RENO — Lt. Gov. Brian Krolicki defended himself Saturday in the latest round of a public feud he is having with Gov. Jim Gibbons, a fellow Republican who had charged Krolicki went on a state-sanctioned trip to China for fun instead of promoting tourism.
“My work ethic couldn’t have been any stronger,” Krolicki said. “It was a trip filled with work, but certainly there was an opportunity to grab a present for a child or look at Chinese architecture.
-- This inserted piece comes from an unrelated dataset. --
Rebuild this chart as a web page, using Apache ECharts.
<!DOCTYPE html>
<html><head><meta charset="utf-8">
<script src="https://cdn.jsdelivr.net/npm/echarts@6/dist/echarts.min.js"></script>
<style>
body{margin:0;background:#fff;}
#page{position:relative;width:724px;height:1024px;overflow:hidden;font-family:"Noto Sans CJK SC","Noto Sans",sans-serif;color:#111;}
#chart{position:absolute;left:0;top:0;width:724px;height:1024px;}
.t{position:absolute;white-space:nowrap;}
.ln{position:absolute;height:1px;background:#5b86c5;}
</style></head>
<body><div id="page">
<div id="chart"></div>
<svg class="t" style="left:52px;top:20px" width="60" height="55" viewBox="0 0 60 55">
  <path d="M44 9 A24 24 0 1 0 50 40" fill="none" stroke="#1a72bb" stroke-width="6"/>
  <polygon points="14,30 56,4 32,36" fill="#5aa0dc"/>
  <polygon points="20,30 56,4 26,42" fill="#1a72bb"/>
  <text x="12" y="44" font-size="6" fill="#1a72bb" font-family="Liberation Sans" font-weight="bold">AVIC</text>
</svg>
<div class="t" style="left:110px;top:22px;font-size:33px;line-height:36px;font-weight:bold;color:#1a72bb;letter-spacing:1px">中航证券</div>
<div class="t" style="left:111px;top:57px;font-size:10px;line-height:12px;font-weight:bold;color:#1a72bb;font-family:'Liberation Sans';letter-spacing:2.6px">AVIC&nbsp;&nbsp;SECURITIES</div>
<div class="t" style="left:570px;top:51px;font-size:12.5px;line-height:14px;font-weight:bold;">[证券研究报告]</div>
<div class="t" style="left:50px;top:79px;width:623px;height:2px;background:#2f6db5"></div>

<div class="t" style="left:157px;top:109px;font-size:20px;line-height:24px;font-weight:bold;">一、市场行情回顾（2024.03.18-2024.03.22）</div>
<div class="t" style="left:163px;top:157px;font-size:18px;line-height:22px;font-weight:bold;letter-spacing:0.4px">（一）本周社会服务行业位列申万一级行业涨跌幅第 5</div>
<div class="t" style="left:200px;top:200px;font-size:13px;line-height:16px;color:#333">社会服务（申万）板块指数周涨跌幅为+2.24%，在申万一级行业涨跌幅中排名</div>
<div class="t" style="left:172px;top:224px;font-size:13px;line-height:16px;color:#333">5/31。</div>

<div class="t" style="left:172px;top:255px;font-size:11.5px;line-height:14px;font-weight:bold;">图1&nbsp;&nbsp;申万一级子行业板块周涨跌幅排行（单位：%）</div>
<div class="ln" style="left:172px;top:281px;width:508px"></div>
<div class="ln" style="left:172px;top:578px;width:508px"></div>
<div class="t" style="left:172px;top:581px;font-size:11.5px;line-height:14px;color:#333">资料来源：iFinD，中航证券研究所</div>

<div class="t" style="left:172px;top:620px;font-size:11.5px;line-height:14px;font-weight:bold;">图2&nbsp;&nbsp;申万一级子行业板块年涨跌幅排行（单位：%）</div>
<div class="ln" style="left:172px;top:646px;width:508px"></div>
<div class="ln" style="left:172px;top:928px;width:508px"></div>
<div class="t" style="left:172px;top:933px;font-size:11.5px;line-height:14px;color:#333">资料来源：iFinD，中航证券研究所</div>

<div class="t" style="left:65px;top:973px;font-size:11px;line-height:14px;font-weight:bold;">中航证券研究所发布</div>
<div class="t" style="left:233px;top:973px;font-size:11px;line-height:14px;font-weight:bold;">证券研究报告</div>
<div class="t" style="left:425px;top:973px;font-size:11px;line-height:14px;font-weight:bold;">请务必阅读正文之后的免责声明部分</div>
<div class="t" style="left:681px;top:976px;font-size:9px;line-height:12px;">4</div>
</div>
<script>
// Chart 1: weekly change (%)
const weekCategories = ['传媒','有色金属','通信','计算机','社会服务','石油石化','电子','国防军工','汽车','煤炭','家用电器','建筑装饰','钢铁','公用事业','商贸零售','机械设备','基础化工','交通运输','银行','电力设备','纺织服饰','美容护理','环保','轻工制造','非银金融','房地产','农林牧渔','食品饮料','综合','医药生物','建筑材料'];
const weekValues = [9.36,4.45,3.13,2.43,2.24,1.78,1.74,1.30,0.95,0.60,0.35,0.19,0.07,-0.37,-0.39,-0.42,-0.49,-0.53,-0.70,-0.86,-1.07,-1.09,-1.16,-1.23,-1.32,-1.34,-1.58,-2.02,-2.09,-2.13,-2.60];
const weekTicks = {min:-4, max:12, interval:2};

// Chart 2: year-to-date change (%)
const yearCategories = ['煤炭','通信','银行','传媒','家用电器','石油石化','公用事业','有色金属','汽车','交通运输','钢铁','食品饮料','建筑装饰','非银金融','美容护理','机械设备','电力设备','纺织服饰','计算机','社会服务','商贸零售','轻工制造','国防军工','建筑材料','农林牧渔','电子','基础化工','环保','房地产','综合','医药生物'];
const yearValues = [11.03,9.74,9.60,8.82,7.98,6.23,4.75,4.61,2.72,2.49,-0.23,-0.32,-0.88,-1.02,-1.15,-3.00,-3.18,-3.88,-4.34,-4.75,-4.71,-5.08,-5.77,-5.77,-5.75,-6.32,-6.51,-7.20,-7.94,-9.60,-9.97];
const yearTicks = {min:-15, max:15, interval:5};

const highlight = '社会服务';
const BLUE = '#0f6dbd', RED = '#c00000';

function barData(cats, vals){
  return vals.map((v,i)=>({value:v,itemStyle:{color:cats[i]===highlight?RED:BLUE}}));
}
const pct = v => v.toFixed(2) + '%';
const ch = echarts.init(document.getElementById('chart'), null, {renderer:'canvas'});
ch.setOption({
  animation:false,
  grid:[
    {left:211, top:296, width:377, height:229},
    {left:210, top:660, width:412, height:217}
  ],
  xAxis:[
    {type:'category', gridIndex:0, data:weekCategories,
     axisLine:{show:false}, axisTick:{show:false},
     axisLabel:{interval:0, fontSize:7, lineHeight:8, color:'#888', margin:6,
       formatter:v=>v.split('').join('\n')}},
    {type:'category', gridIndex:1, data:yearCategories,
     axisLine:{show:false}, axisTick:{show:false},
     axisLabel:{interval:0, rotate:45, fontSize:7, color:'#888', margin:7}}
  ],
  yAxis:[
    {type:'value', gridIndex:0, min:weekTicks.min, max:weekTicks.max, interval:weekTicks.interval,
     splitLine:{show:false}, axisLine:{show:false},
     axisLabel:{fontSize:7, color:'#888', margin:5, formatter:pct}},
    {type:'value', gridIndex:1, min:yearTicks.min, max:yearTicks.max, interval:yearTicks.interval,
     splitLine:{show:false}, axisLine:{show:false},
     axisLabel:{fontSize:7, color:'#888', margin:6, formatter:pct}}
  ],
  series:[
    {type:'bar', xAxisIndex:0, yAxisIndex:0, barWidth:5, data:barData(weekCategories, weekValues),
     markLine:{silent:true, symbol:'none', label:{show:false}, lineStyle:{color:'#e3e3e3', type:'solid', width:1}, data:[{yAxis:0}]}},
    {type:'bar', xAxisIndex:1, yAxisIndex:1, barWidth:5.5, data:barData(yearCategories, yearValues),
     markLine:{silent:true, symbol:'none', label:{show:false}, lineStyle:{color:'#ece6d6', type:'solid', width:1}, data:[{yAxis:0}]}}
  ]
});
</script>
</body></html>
You’re going to do a little of that as well.”
Gibbons touched off the latest round of feuding Friday when he urged Krolicki, who is chairman of the Nevada Commission on Tourism, to turn his attention to tourism markets closer to home to save taxpayer dollars.
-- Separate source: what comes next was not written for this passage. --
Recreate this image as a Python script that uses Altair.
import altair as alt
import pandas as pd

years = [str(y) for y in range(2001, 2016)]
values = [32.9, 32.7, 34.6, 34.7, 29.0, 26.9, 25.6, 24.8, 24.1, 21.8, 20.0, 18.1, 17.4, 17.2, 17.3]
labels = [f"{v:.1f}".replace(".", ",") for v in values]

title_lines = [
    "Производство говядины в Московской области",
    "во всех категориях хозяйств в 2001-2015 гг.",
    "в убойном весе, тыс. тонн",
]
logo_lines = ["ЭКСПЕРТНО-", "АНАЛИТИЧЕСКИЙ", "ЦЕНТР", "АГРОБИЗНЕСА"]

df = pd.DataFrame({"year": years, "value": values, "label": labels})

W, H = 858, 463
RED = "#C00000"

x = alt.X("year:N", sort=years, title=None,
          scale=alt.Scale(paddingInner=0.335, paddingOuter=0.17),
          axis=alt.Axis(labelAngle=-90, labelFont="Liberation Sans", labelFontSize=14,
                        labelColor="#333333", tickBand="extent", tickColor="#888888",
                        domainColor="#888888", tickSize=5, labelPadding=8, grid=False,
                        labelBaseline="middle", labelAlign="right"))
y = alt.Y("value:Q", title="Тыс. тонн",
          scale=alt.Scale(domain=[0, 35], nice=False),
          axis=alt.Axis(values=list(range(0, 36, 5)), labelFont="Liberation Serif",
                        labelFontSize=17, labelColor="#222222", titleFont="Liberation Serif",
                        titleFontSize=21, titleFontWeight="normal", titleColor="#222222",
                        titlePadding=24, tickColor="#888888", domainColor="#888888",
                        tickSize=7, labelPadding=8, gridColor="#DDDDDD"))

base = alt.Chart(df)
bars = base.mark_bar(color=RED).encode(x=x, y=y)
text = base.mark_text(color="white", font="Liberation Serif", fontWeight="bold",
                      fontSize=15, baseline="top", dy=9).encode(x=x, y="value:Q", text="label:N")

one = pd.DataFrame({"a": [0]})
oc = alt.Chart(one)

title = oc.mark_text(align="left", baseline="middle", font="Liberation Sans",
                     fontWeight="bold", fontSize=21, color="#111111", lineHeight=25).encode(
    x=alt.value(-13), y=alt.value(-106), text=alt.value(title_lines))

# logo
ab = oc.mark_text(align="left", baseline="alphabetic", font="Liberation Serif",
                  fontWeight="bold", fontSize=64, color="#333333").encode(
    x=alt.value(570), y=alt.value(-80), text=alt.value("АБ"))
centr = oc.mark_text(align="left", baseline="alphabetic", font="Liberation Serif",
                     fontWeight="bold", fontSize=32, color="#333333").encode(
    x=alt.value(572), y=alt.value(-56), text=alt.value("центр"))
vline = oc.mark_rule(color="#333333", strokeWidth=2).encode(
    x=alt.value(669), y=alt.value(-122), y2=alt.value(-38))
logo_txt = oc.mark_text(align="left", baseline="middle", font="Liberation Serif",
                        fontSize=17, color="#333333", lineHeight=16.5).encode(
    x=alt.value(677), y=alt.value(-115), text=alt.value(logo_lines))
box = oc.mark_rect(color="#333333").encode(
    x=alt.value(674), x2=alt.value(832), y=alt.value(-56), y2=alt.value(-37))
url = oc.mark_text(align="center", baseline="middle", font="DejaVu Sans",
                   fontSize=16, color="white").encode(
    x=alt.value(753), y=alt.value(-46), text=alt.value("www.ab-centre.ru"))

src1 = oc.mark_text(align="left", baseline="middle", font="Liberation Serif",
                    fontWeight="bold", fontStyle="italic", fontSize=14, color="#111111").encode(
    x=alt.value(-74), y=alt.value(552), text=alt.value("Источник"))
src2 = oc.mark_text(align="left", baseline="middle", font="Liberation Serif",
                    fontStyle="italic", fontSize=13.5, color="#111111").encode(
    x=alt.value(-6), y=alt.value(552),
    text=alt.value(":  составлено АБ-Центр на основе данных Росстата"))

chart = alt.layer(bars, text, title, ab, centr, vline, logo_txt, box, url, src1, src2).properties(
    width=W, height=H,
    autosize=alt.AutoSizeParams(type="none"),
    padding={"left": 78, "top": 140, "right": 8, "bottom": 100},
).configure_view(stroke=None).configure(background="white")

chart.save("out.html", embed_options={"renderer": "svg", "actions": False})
In a statement issued after business hours Friday by spokesman Dan Burns, Gibbons said Krolicki during the China trip “spent his time on pursuits unrelated to promoting tourism in Nevada, such as sightseeing and shopping, and did not attend scheduled meetings.”
Krolicki on Saturday defended the 10-day trip he took in June with 14 Nevada business leaders, saying no taxpayer dollars were involved.
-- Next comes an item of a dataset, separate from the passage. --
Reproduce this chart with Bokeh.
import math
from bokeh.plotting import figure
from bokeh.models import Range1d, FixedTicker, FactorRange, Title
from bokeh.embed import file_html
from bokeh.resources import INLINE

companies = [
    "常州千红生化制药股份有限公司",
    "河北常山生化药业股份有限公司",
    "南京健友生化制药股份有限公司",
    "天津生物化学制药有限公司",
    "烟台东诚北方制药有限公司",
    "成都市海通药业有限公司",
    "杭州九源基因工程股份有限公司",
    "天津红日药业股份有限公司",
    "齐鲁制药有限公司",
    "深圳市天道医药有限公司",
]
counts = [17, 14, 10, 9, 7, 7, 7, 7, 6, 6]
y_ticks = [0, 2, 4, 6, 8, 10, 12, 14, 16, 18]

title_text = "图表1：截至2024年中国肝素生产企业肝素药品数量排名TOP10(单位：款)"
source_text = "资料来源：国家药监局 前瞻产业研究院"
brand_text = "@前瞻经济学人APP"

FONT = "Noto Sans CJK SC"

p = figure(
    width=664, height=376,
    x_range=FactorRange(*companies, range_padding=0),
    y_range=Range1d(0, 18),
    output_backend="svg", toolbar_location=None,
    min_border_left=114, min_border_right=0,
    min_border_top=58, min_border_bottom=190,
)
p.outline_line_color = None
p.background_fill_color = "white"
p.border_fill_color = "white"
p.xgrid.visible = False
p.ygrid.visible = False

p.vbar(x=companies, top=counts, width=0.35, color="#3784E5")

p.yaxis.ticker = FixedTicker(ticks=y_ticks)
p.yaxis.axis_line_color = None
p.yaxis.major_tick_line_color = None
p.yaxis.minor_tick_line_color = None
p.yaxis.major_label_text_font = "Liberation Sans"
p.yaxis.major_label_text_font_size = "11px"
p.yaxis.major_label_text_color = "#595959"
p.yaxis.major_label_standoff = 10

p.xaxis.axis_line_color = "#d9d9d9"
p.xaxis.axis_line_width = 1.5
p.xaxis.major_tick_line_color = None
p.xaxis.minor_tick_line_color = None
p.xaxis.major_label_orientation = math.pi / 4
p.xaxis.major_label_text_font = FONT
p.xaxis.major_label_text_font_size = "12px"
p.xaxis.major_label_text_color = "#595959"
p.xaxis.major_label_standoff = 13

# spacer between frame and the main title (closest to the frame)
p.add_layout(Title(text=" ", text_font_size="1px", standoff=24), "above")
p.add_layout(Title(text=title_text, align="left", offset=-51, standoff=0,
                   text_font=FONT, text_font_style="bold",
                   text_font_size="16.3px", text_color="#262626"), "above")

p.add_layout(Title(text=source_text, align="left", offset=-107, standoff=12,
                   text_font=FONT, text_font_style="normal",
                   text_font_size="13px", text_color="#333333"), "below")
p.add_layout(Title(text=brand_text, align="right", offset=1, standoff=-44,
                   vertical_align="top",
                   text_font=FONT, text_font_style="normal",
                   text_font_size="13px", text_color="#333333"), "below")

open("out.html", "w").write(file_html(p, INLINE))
He wouldn’t provide a copy of the trip’s itinerary.
Krolicki, who is considering a 2010 race against Sen. Harry Reid, D-Nev., said he was dismayed by the governor’s criticism.
In a statement issued Saturday, the tourism commission said business leaders paid their way and their companies were assessed a fee that paid Krolicki’s expenses in exchange for obtaining access to Chinese officials at commission-arranged meetings.
Krolicki’s predecessor, former Lt. Gov. Lorraine Hunt-Bono, said she took a similar trip to China, but her travel was paid by the state.
The statement included a defense of Krolicki by Karen Chen, the tourism commission’s chief representative in China.
Chen said Krolicki had hardly any time to rest during his busy schedule, let alone go sightseeing.
Chen arranged the itinerary for the group and accompanied Krolicki at meetings with Chinese and U.S. officials.
Gibbons launched his criticism of Krolicki earlier in the week after the tourism commission rejected the governor’s choice for its executive director.
Gibbons also accused Krolicki of lying when he said the application of appointee Kirk Montero was received too late to be considered. Krolicki stands by the statement.
Tourism commission members said they’ll continue with their efforts to find a new executive director based on advice from the state attorney general that Nevada law requires the governor to appoint one of three finalists recommended by the panel.
The commission is still vetting candidates and hadn’t forwarded its recommendations when the governor appointed Montero on Christmas Eve.